##### RECORDS SUPPLIED #####

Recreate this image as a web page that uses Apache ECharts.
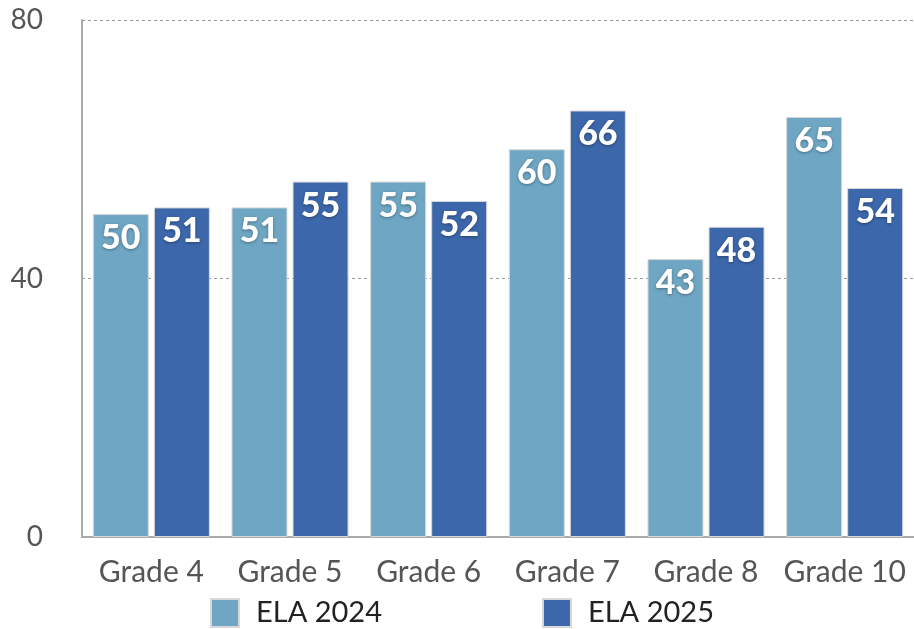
<!DOCTYPE html>
<html>
<head>
<meta charset="utf-8">
<script src="https://cdn.jsdelivr.net/npm/echarts@6/dist/echarts.min.js"></script>
<style>
html,body{margin:0;padding:0;background:#fff;}
#c{width:914px;height:629px;}
</style>
</head>
<body>
<div id="c"></div>
<script>
const categories = ['Grade 4', 'Grade 5', 'Grade 6', 'Grade 7', 'Grade 8', 'Grade 10'];
const ela2024 = [50, 51, 55, 60, 43, 65];
const ela2025 = [51, 55, 52, 66, 48, 54];
const seriesNames = ['ELA 2024', 'ELA 2025'];
const yTicks = { min: 0, max: 80, interval: 40 };

const FONT = 'Lato, "Open Sans", sans-serif';
const chart = echarts.init(document.getElementById('c'), null, { renderer: 'canvas' });

const labelStyle = {
  show: true,
  position: 'insideTop',
  distance: 7,
  color: '#fff',
  fontFamily: FONT,
  fontWeight: 900,
  fontSize: 34,
  textShadowColor: 'rgba(0,0,0,0.35)',
  textShadowBlur: 3,
  textShadowOffsetY: 1
};

chart.setOption({
  animation: false,
  grid: { left: 82, right: 0, top: 20, bottom: 92, containLabel: false },
  legend: {
    data: seriesNames,
    bottom: 1,
    left: 210,
    icon: 'rect',
    itemWidth: 28,
    itemHeight: 28,
    itemGap: 160,
    padding: 0,
    textStyle: { color: '#222', fontSize: 29, lineHeight: 28, fontFamily: FONT, padding: [0, 0, 0, 12] }
  },
  xAxis: {
    type: 'category',
    data: categories,
    axisLine: { show: true, lineStyle: { color: '#aaa', width: 2 } },
    axisTick: { show: false },
    axisLabel: { color: '#555', fontSize: 30, fontFamily: FONT, margin: 20, interval: 0, hideOverlap: false }
  },
  yAxis: {
    type: 'value',
    min: yTicks.min,
    max: yTicks.max,
    interval: yTicks.interval,
    axisLine: { show: true, lineStyle: { color: '#aaa', width: 2 } },
    axisTick: { show: false },
    axisLabel: { color: '#555', fontSize: 28, fontFamily: FONT, margin: 39 },
    splitLine: { show: true, lineStyle: { color: '#999', type: [3, 3], width: 1 } }
  },
  series: [
    {
      name: seriesNames[0],
      type: 'bar',
      data: ela2024,
      barWidth: 56,
      barGap: '9%',
      itemStyle: { color: '#6ea6c4', borderColor: '#d8d8d8', borderWidth: 1 },
      label: labelStyle
    },
    {
      name: seriesNames[1],
      type: 'bar',
      data: ela2025,
      barWidth: 56,
      barGap: '9%',
      itemStyle: { color: '#3c67ab', borderColor: '#d8d8d8', borderWidth: 1 },
      label: labelStyle
    }
  ]
});
</script>
</body>
</html>
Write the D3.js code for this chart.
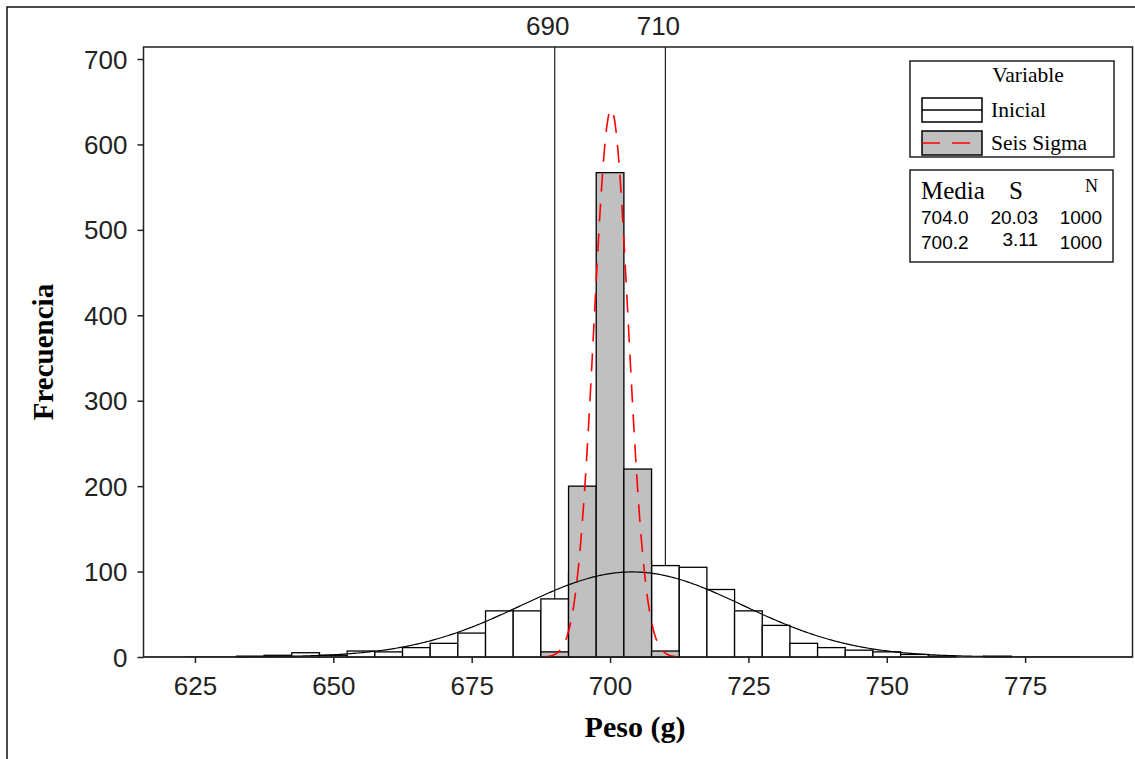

#####

■ **TASK DESCRIPTION**
Write every record out again exactly; no pictures belong in the copy.

■ **EXPECTED ANSWER**
Recreate this image as a web page that uses Apache ECharts.
<!DOCTYPE html>
<html>
<head>
<meta charset="utf-8">
<script src="https://cdn.jsdelivr.net/npm/echarts@6/dist/echarts.min.js"></script>
<style>
html,body{margin:0;padding:0;background:#fff;}
#c{width:914px;height:629px;}
</style>
</head>
<body>
<div id="c"></div>
<script>
const categories = ['Grade 4', 'Grade 5', 'Grade 6', 'Grade 7', 'Grade 8', 'Grade 10'];
const ela2024 = [50, 51, 55, 60, 43, 65];
const ela2025 = [51, 55, 52, 66, 48, 54];
const seriesNames = ['ELA 2024', 'ELA 2025'];
const yTicks = { min: 0, max: 80, interval: 40 };

const FONT = 'Lato, "Open Sans", sans-serif';
const chart = echarts.init(document.getElementById('c'), null, { renderer: 'canvas' });

const labelStyle = {
  show: true,
  position: 'insideTop',
  distance: 7,
  color: '#fff',
  fontFamily: FONT,
  fontWeight: 900,
  fontSize: 34,
  textShadowColor: 'rgba(0,0,0,0.35)',
  textShadowBlur: 3,
  textShadowOffsetY: 1
};

chart.setOption({
  animation: false,
  grid: { left: 82, right: 0, top: 20, bottom: 92, containLabel: false },
  legend: {
    data: seriesNames,
    bottom: 1,
    left: 210,
    icon: 'rect',
    itemWidth: 28,
    itemHeight: 28,
    itemGap: 160,
    padding: 0,
    textStyle: { color: '#222', fontSize: 29, lineHeight: 28, fontFamily: FONT, padding: [0, 0, 0, 12] }
  },
  xAxis: {
    type: 'category',
    data: categories,
    axisLine: { show: true, lineStyle: { color: '#aaa', width: 2 } },
    axisTick: { show: false },
    axisLabel: { color: '#555', fontSize: 30, fontFamily: FONT, margin: 20, interval: 0, hideOverlap: false }
  },
  yAxis: {
    type: 'value',
    min: yTicks.min,
    max: yTicks.max,
    interval: yTicks.interval,
    axisLine: { show: true, lineStyle: { color: '#aaa', width: 2 } },
    axisTick: { show: false },
    axisLabel: { color: '#555', fontSize: 28, fontFamily: FONT, margin: 39 },
    splitLine: { show: true, lineStyle: { color: '#999', type: [3, 3], width: 1 } }
  },
  series: [
    {
      name: seriesNames[0],
      type: 'bar',
      data: ela2024,
      barWidth: 56,
      barGap: '9%',
      itemStyle: { color: '#6ea6c4', borderColor: '#d8d8d8', borderWidth: 1 },
      label: labelStyle
    },
    {
      name: seriesNames[1],
      type: 'bar',
      data: ela2025,
      barWidth: 56,
      barGap: '9%',
      itemStyle: { color: '#3c67ab', borderColor: '#d8d8d8', borderWidth: 1 },
      label: labelStyle
    }
  ]
});
</script>
</body>
</html>
Write the D3.js code for this chart.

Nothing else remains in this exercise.